Glancing around my room, I think maybe it’s best that I leave St. Ambrose. For one, Strots doesn’t know what town I’m from. She’s never asked. I’ve never told. If I go back home to take care of business, she may never hear about my death. And even if she does, I’ll be sure to wait long enough so that she’ll ascribe the bad outcome to someone or something else’s fault. For another, it will be a relief for her to not have to be the one who leaves this room. She can stay here by herself until somebody transfers in next semester or the school year comes to its natural conclusion.

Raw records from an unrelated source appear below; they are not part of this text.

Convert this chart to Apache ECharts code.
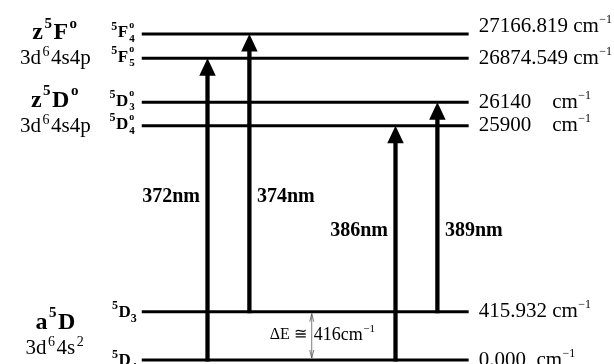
<!DOCTYPE html>
<html>
<head>
<meta charset="utf-8">
<script src="https://cdn.jsdelivr.net/npm/echarts@6/dist/echarts.min.js"></script>
<style>
html,body{margin:0;padding:0;background:#fff;}
#c{width:614px;height:364px;}
</style>
</head>
<body>
<div id="c"></div>
<script>
// ---------------- DATA ----------------
// Energy levels (cm^-1), term symbols and right-hand labels
const levelEnergy = [0, 415.932, 25900, 26140, 26874.549, 27166.819];
const levelTerm   = ['^{5}D_{4}', '^{5}D_{3}', '^{5}D^{o}_{4}', '^{5}D^{o}_{3}', '^{5}F^{o}_{5}', '^{5}F^{o}_{4}'];
const levelLabel  = ['0.000  cm^{−1}', '415.932 cm^{−1}', '25900    cm^{−1}', '26140    cm^{−1}', '26874.549 cm^{−1}', '27166.819 cm^{−1}'];

// Multiplets (left-hand labels)
const multipletName   = ['a^{5}D', 'z^{5}D^{o}', 'z^{5}F^{o}'];
const multipletConfig = ['3d^{6}4s^{2}', '3d^{6}4s4p', '3d^{6}4s4p'];
const multipletLow    = [0, 25900, 26874.549];
const multipletHigh   = [415.932, 26140, 27166.819];

// Upper multiplets reached by the transitions (x categories)
const upperMultiplets = ['z5F°', 'z5D°'];

// Transitions
const transitionName  = ['372nm', '374nm', '386nm', '389nm'];
const transitionUpper = ['z5F°', 'z5F°', 'z5D°', 'z5D°'];
const transitionFrom  = [0, 415.932, 0, 415.932];
const transitionTo    = [26874.549, 27166.819, 25900, 26140];

// Ground-state splitting annotation
const deltaLabel = ['ΔE ≅', '416cm^{−1}'];
const deltaFrom = 0;
const deltaTo = 415.932;

// ---------------- HELPERS ----------------
const SERIF = '"Liberation Serif","Times New Roman",serif';

function toRich(s) {
  let out = '', i = 0;
  const isMark = k => (s[k] === '^' || s[k] === '_') && s[k + 1] === '{';
  while (i < s.length) {
    if (isMark(i)) {
      const j = s.indexOf('}', i);
      out += '{' + (s[i] === '^' ? 'p' : 'q') + '|' + s.slice(i + 2, j) + '}';
      i = j + 1;
    } else {
      let j = i;
      while (j < s.length && !isMark(j)) j++;
      out += '{b|' + s.slice(i, j) + '}';
      i = j;
    }
  }
  return out;
}
function richSet(size, weight, supSize, lh, supPad) {
  const f = {fontFamily: SERIF, fontWeight: weight, fill: '#000'};
  const pad = supPad || 0;
  return {
    b: Object.assign({fontSize: size, lineHeight: lh}, f),
    p: Object.assign({fontSize: supSize, lineHeight: supSize, verticalAlign: 'top', padding: [0, pad, 0, pad]}, f),
    q: Object.assign({fontSize: supSize, lineHeight: supSize, verticalAlign: 'bottom', padding: [0, pad, 0, 0]}, f)
  };
}

// layout constants
const LINE_INSET_L = 7.3, LINE_INSET_R = 41.8, LINE_W = 3;
const PAIR_OFFSET = 0.1114;
const SHAFT = 4.3, HEAD_W = 16.5, HEAD_H = 17.5;

// ---------------- SERIES DATA ----------------
const levelData = levelEnergy.map((e, i) => [0, e, i]);

const sideCount = {};
const transitionData = transitionName.map((n, i) => {
  const g = transitionUpper[i];
  const cat = upperMultiplets.indexOf(g);
  sideCount[g] = (sideCount[g] || 0) + 1;
  const side = sideCount[g] === 1 ? -1 : 1;
  const members = transitionUpper.map((u, k) => u === g ? k : -1).filter(k => k >= 0);
  const low = Math.min.apply(null, members.map(k => transitionFrom[k]));
  const high = Math.max.apply(null, members.map(k => transitionTo[k]));
  return [cat, transitionFrom[i], transitionTo[i], side, low, high];
});

const multipletData = multipletName.map((n, i) => [0, multipletLow[i], multipletHigh[i]]);

// ---------------- CHART ----------------
const chart = echarts.init(document.getElementById('c'), null, {renderer: 'canvas'});

const option = {
  animation: false,
  backgroundColor: '#ffffff',
  grid: {left: 134.45, right: 103.55, top: 34, bottom: 4, containLabel: false, outerBoundsMode: 'none'},
  xAxis: {type: 'category', data: upperMultiplets, show: false, boundaryGap: true},
  yAxis: {
    type: 'value', min: 0, max: 27166.819, show: false,
    splitLine: {show: false},
    breaks: [
      {start: 1000, end: 25400, gap: 517.6},
      {start: 25980, end: 26060, gap: 42.4},
      {start: 26250, end: 26750, gap: 143.5},
      {start: 26950, end: 27100, gap: 67}
    ],
    breakArea: {show: false}
  },
  series: [
    {
      // energy levels
      type: 'custom',
      data: levelData,
      encode: {x: 0, y: 1},
      clip: false,
      z: 2,
      renderItem: function (params, api) {
        const cs = params.coordSys;
        const i = api.value(2);
        const y = api.coord([0, api.value(1)])[1];
        const x0 = cs.x + LINE_INSET_L, x1 = cs.x + cs.width - LINE_INSET_R;
        const children = [
          {type: 'rect', shape: {x: x0, y: y - LINE_W / 2, width: x1 - x0, height: LINE_W}, style: {fill: '#000'}}
        ];
        // term symbol
        const m = levelTerm[i].match(/^\^\{(\d)\}([A-Z])(\^\{o\})?_\{(\d)\}$/);
        if (m[3]) {
          children.push({type: 'text', x: x0 - 13.5, y: y - 1,
            style: {text: toRich('^{' + m[1] + '}' + m[2]), rich: richSet(17, 'bold', 12, 25, 0.5), align: 'right', verticalAlign: 'middle'}});
          children.push({type: 'text', x: x0 - 12.5, y: y - 8.5,
            style: {text: 'o', fontSize: 10, fontWeight: 'bold', fontFamily: SERIF, fill: '#000', align: 'left', verticalAlign: 'middle'}});
          children.push({type: 'text', x: x0 - 12.5, y: y + 5,
            style: {text: m[4], fontSize: 11, fontWeight: 'bold', fontFamily: SERIF, fill: '#000', align: 'left', verticalAlign: 'middle'}});
        } else {
          children.push({type: 'text', x: x0 - 4.5, y: y + 1,
            style: {text: toRich('^{' + m[1] + '}' + m[2] + '_{' + m[4] + '}'), rich: richSet(17, 'bold', 12, 25, 0.5), align: 'right', verticalAlign: 'middle'}});
        }
        // energy label
        const dy = (i === levelEnergy.length - 1) ? -8 : 0;
        children.push({type: 'text', x: x1 + 10, y: y + dy,
          style: {text: toRich(levelLabel[i]), rich: richSet(21, 'normal', 12, 25, 0.5), align: 'left', verticalAlign: 'middle'}});
        return {type: 'group', children: children};
      }
    },
    {
      // transitions
      type: 'custom',
      data: transitionData,
      encode: {x: 0, y: [1, 2]},
      clip: false,
      z: 3,
      renderItem: function (params, api) {
        const cat = api.value(0), side = api.value(3);
        const bw = api.size([1, 0])[0];
        const base = api.coord([cat, api.value(1)]);
        const x = base[0] + side * bw * PAIR_OFFSET;
        const y0 = base[1];
        const y1 = api.coord([cat, api.value(2)])[1];
        const yl = (api.coord([cat, api.value(4)])[1] + api.coord([cat, api.value(5)])[1]) / 2;
        return {type: 'group', children: [
          {type: 'rect', shape: {x: x - SHAFT / 2, y: y1 + HEAD_H - 1, width: SHAFT, height: y0 + 1.5 - (y1 + HEAD_H - 1)}, style: {fill: '#000'}},
          {type: 'polygon', shape: {points: [[x, y1], [x - HEAD_W / 2, y1 + HEAD_H], [x + HEAD_W / 2, y1 + HEAD_H]]}, style: {fill: '#000'}},
          {type: 'text', x: x + side * 7.5, y: yl,
            style: {text: transitionName[params.dataIndex], fontSize: 20, fontWeight: 'bold', fontFamily: SERIF, fill: '#000',
              align: side < 0 ? 'right' : 'left', verticalAlign: 'middle'}}
        ]};
      }
    },
    {
      // multiplet labels
      type: 'custom',
      data: multipletData,
      encode: {x: 0, y: [1, 2]},
      clip: false,
      renderItem: function (params, api) {
        const cs = params.coordSys;
        const i = params.dataIndex;
        const y = (api.coord([0, api.value(1)])[1] + api.coord([0, api.value(2)])[1]) / 2;
        const x = cs.x - 79;
        return {type: 'group', children: [
          {type: 'text', x: x, y: y - 13,
            style: {text: toRich(multipletName[i]), rich: richSet(24, 'bold', 15, 34, 1.5), align: 'center', verticalAlign: 'middle'}},
          {type: 'text', x: x, y: y + 12.5,
            style: {text: toRich(multipletConfig[i]), rich: richSet(21, 'normal', 14, 27, 1.5), align: 'center', verticalAlign: 'middle'}}
        ]};
      }
    },
    {
      // Delta E annotation
      type: 'custom',
      data: [[0, deltaFrom, deltaTo]],
      encode: {x: 0, y: [1, 2]},
      clip: false,
      renderItem: function (params, api) {
        const bw = api.size([1, 0])[0];
        const p0 = api.coord([0, api.value(1)]);
        const y1 = api.coord([0, api.value(2)])[1];
        const x = p0[0] + bw * 0.443;
        const y0 = p0[1];
        const ya = y1 + 2, yb = y0 - 2;
        const st = {stroke: '#555', lineWidth: 0.8, fill: null};
        const ym = (y0 + y1) / 2 - 2;
        return {type: 'group', children: [
          {type: 'line', shape: {x1: x, y1: ya, x2: x, y2: yb}, style: st},
          {type: 'polyline', shape: {points: [[x - 2, ya + 8], [x, ya], [x + 2, ya + 8]]}, style: st},
          {type: 'polyline', shape: {points: [[x - 2, yb - 8], [x, yb], [x + 2, yb - 8]]}, style: st},
          {type: 'text', x: x - 5, y: ym + 1,
            style: {text: deltaLabel[0], fontSize: 16, fontFamily: SERIF, fill: '#000', align: 'right', verticalAlign: 'middle'}},
          {type: 'text', x: x + 2, y: ym + 1,
            style: {text: toRich(deltaLabel[1]), rich: richSet(18, 'normal', 11, 22, 0.5), align: 'left', verticalAlign: 'middle'}}
        ]};
      }
    }
  ]
};
chart.setOption(option);
</script>
</body>
</html>
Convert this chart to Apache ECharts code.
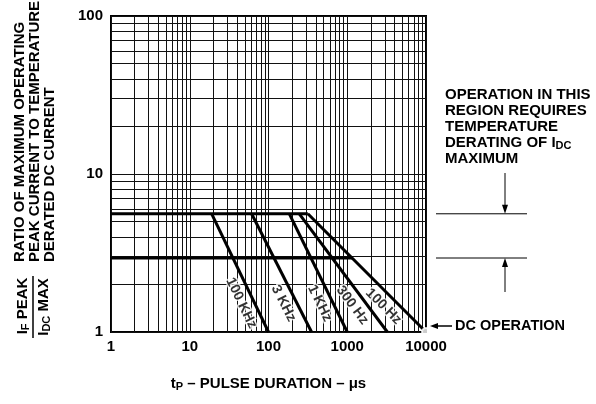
<!DOCTYPE html>
<html>
<head>
<meta charset="utf-8">
<script src="https://cdn.jsdelivr.net/npm/echarts@6/dist/echarts.min.js"></script>
<style>
  html, body { margin: 0; padding: 0; background: #fff; }
  #chart { width: 596px; height: 404px; }
</style>
</head>
<body>
<div id="chart"></div>
<script>
// peak / DC current ratio against pulse duration, one derating line per rep rate
const freqNames = ['100 KHz', '3 KHz', '1 KHz', '300 Hz', '100 Hz'];
const kneeTime = [19, 61, 184, 246, 316];       // us, line leaves the plateau
const endTime = [100, 352, 1000, 3230, 10000];  // us, ratio back down to 1
const ratioMax = 5.6;        // upper plateau
const ratioDerated = 2.94;   // lower plateau
const deratedEnd = 1150;     // where the lower plateau meets the 100 Hz line
const ratioMin = 1;
const xTicks = [1, 10, 100, 1000, 10000];
const yTicks = [1, 10, 100];

const FONT = 'Liberation Sans';

// log paper: every 1..9 step in each decade
function logGrid(ticks) {
  let out = [];
  ticks.forEach(function (t, i) {
    out.push(t);
    if (i < ticks.length - 1) {
      for (let k = 2; k < 10; k++) out.push(t * k);
    }
  });
  return out;
}
const gridLines = logGrid(xTicks).map(v => ({ xAxis: v }))
  .concat(logGrid(yTicks).map(v => ({ yAxis: v })));

const thick = { color: '#000', width: 3 };
let series = [
  {
    type: 'line', data: [], silent: true,
    markLine: {
      silent: true, animation: false, symbol: ['none', 'none'],
      label: { show: false },
      lineStyle: { color: '#111', width: 1, type: 'solid' },
      data: gridLines
    }
  },
  { type: 'line', symbol: 'none', lineStyle: thick, z: 5,
    data: [[xTicks[0], ratioMax], [Math.max.apply(null, kneeTime), ratioMax]] },
  { type: 'line', symbol: 'none', lineStyle: thick, z: 5,
    data: [[xTicks[0], ratioDerated], [deratedEnd, ratioDerated]] }
];
freqNames.forEach(function (n, i) {
  series.push({
    type: 'line', name: n, symbol: 'none', lineStyle: thick, z: 5,
    data: [[kneeTime[i], ratioMax], [endTime[i], ratioMin]]
  });
});
series.push({
  type: 'scatter', symbol: 'emptyCircle', symbolSize: 8, z: 8, clip: false,
  itemStyle: { color: '#fff', borderColor: '#000', borderWidth: 2 },
  data: [[endTime[endTime.length - 1], ratioMin]]
});
series.push({ id: 'labels', type: 'scatter', data: [] });

const chart = echarts.init(document.getElementById('chart'));
const option = {
  animation: false,
  textStyle: { fontFamily: FONT },
  grid: { left: 111, right: 170, top: 16, bottom: 72, show: true,
          borderColor: '#000', borderWidth: 2, backgroundColor: 'transparent' },
  xAxis: {
    type: 'log', logBase: 10, min: xTicks[0], max: xTicks[xTicks.length - 1],
    axisLine: { show: false }, axisTick: { show: false }, splitLine: { show: false },
    axisLabel: { color: '#000', fontWeight: 'bold', fontSize: 15, margin: 7,
                 fontFamily: FONT, formatter: v => String(Math.round(v)) },
    name: 't{sub|P} – PULSE DURATION – μs',
    nameLocation: 'middle', nameGap: 44,
    nameTextStyle: {
      color: '#000', fontWeight: 'bold', fontSize: 15, fontFamily: FONT,
      rich: { sub: { fontSize: 11, fontWeight: 'bold', fontFamily: FONT, color: '#000',
                     lineHeight: 10, padding: [6, 0, 0, 0] } }
    }
  },
  yAxis: {
    type: 'log', logBase: 10, min: yTicks[0], max: yTicks[yTicks.length - 1],
    axisLine: { show: false }, axisTick: { show: false }, splitLine: { show: false },
    axisLabel: { color: '#000', fontWeight: 'bold', fontSize: 15, margin: 8,
                 fontFamily: FONT, formatter: v => String(Math.round(v)) }
  },
  series: series
};
chart.setOption(option);

// rotated labels sitting just left of each derating line
const labelY = 298;
let labelData = [];
freqNames.forEach(function (n, i) {
  const p1 = chart.convertToPixel({ gridIndex: 0 }, [kneeTime[i], ratioMax]);
  const p2 = chart.convertToPixel({ gridIndex: 0 }, [endTime[i], ratioMin]);
  const a = Math.atan2(p2[1] - p1[1], p2[0] - p1[0]);
  const t = (labelY - p1[1]) / (p2[1] - p1[1]);
  const px = p1[0] + t * (p2[0] - p1[0]) - 12 * Math.sin(a);
  const py = labelY + 12 * Math.cos(a);
  labelData.push({
    name: n,
    value: chart.convertFromPixel({ gridIndex: 0 }, [px, py]),
    label: { rotate: -a * 180 / Math.PI }
  });
});

const yMax = chart.convertToPixel({ yAxisIndex: 0 }, ratioMax);
const yDer = chart.convertToPixel({ yAxisIndex: 0 }, ratioDerated);
const dc = chart.convertToPixel({ gridIndex: 0 }, [endTime[endTime.length - 1], ratioMin]);

const bold = (size) => ({ fill: '#000', font: 'bold ' + size + 'px "' + FONT + '"' });
const subRich = { sub: { fontSize: 11, fontWeight: 'bold', fontFamily: FONT, fill: '#000',
                         lineHeight: 10, padding: [6, 0, 0, 0] } };
const stroke1 = { stroke: '#000', lineWidth: 1 };

chart.setOption({
  series: [{
    id: 'labels', type: 'scatter', symbolSize: 1, z: 7,
    itemStyle: { color: 'rgba(0,0,0,0)' },
    label: { show: true, position: 'inside', formatter: '{b}', color: '#000',
             fontWeight: 'bold', fontSize: 14, fontFamily: FONT,
             textBorderColor: '#fff', textBorderWidth: 3 },
    data: labelData
  }],
  graphic: [
    // y axis title, reading bottom to top
    { type: 'text', x: 12, y: 262, rotation: Math.PI / 2,
      style: Object.assign(bold(15), {
        text: 'RATIO OF MAXIMUM OPERATING\nPEAK CURRENT TO TEMPERATURE\nDERATED DC CURRENT',
        align: 'left', verticalAlign: 'top', lineHeight: 15 }) },
    { type: 'text', x: 23, y: 306, rotation: Math.PI / 2,
      style: Object.assign(bold(15), { text: 'I{sub|F} PEAK', rich: subRich,
        align: 'center', verticalAlign: 'middle' }) },
    { type: 'line', shape: { x1: 33, y1: 276, x2: 33, y2: 338 },
      style: { stroke: '#000', lineWidth: 1.5 } },
    { type: 'text', x: 44, y: 307, rotation: Math.PI / 2,
      style: Object.assign(bold(15), { text: 'I{sub|DC} MAX', rich: subRich,
        align: 'center', verticalAlign: 'middle' }) },

    // derating region note
    { type: 'text', x: 445, y: 87,
      style: Object.assign(bold(15), {
        text: 'OPERATION IN THIS\nREGION REQUIRES\nTEMPERATURE\nDERATING OF I{sub|DC}\nMAXIMUM',
        rich: subRich, lineHeight: 16, align: 'left', verticalAlign: 'top' }) },
    { type: 'line', shape: { x1: 436, y1: yMax, x2: 527, y2: yMax }, style: stroke1 },
    { type: 'line', shape: { x1: 436, y1: yDer, x2: 527, y2: yDer }, style: stroke1 },
    { type: 'line', shape: { x1: 505, y1: 173, x2: 505, y2: yMax - 6 }, style: stroke1 },
    { type: 'polygon', shape: { points: [[502, yMax - 9], [508, yMax - 9], [505, yMax]] },
      style: { fill: '#000' } },
    { type: 'line', shape: { x1: 505, y1: 292, x2: 505, y2: yDer + 6 }, style: stroke1 },
    { type: 'polygon', shape: { points: [[502, yDer + 9], [508, yDer + 9], [505, yDer]] },
      style: { fill: '#000' } },

    // DC operation pointer
    { type: 'line', shape: { x1: dc[0] + 26, y1: dc[1] - 6, x2: dc[0] + 10, y2: dc[1] - 6 },
      style: { stroke: '#000', lineWidth: 1.5 } },
    { type: 'polygon',
      shape: { points: [[dc[0] + 12, dc[1] - 9], [dc[0] + 12, dc[1] - 3], [dc[0] + 4, dc[1] - 6]] },
      style: { fill: '#000' } },
    { type: 'text', x: dc[0] + 29, y: dc[1] - 6,
      style: Object.assign(bold(14.5), { text: 'DC OPERATION', align: 'left', verticalAlign: 'middle' }) }
  ]
});
</script>
</body>
</html>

Problem solved without my having to reveal anything. This is a good result for a lot of reasons. Dr. Warten says that inherent to bipolar with mania is both lack of self-awareness and impeded decision-making. He often maintains, at least to the parents of the kids he treats, that he must repeatedly convince the sick that they are, in fact, sick. I say I have too much awareness about myself. I say that in this moment, my disease is all I see, a shroud between me and everyone else, and it has been a lifetime since twenty-four hours ago, when I was down by the river watching those girls flick ashes into the current and feeling indignant at their lack of ecological awareness.
Sitting here in my dorm room, in a sunken pit of my madness, I long to get confused by the sight of our residential advisor standing with Greta in the trees. Or to become annoyed by my geometry teacher’s lunch of coleslaw and only coleslaw.
But there is nothing I can do. I am where I am. At least I have a new plan, and any minute, Strots will come through that door.
Any minute—
When I hear her knock, I sit up straighter and consider hiding the bottle of Coke, but I don’t think she’ll mind. I hope she doesn’t mind.
“Strots,” I say. “I’m here.”
The door opens and a dark head of luxurious hair leans in.
It’s not Strots.
Hot RA’s brilliant green eyes seek me out and his smile is tentative. “Hey. You got a minute to talk?”
I jump to my feet, even though he’s not a sergeant, and I haven’t been called to attention. “Strots isn’t here.”
“I’m not looking for her. I’m looking for you.”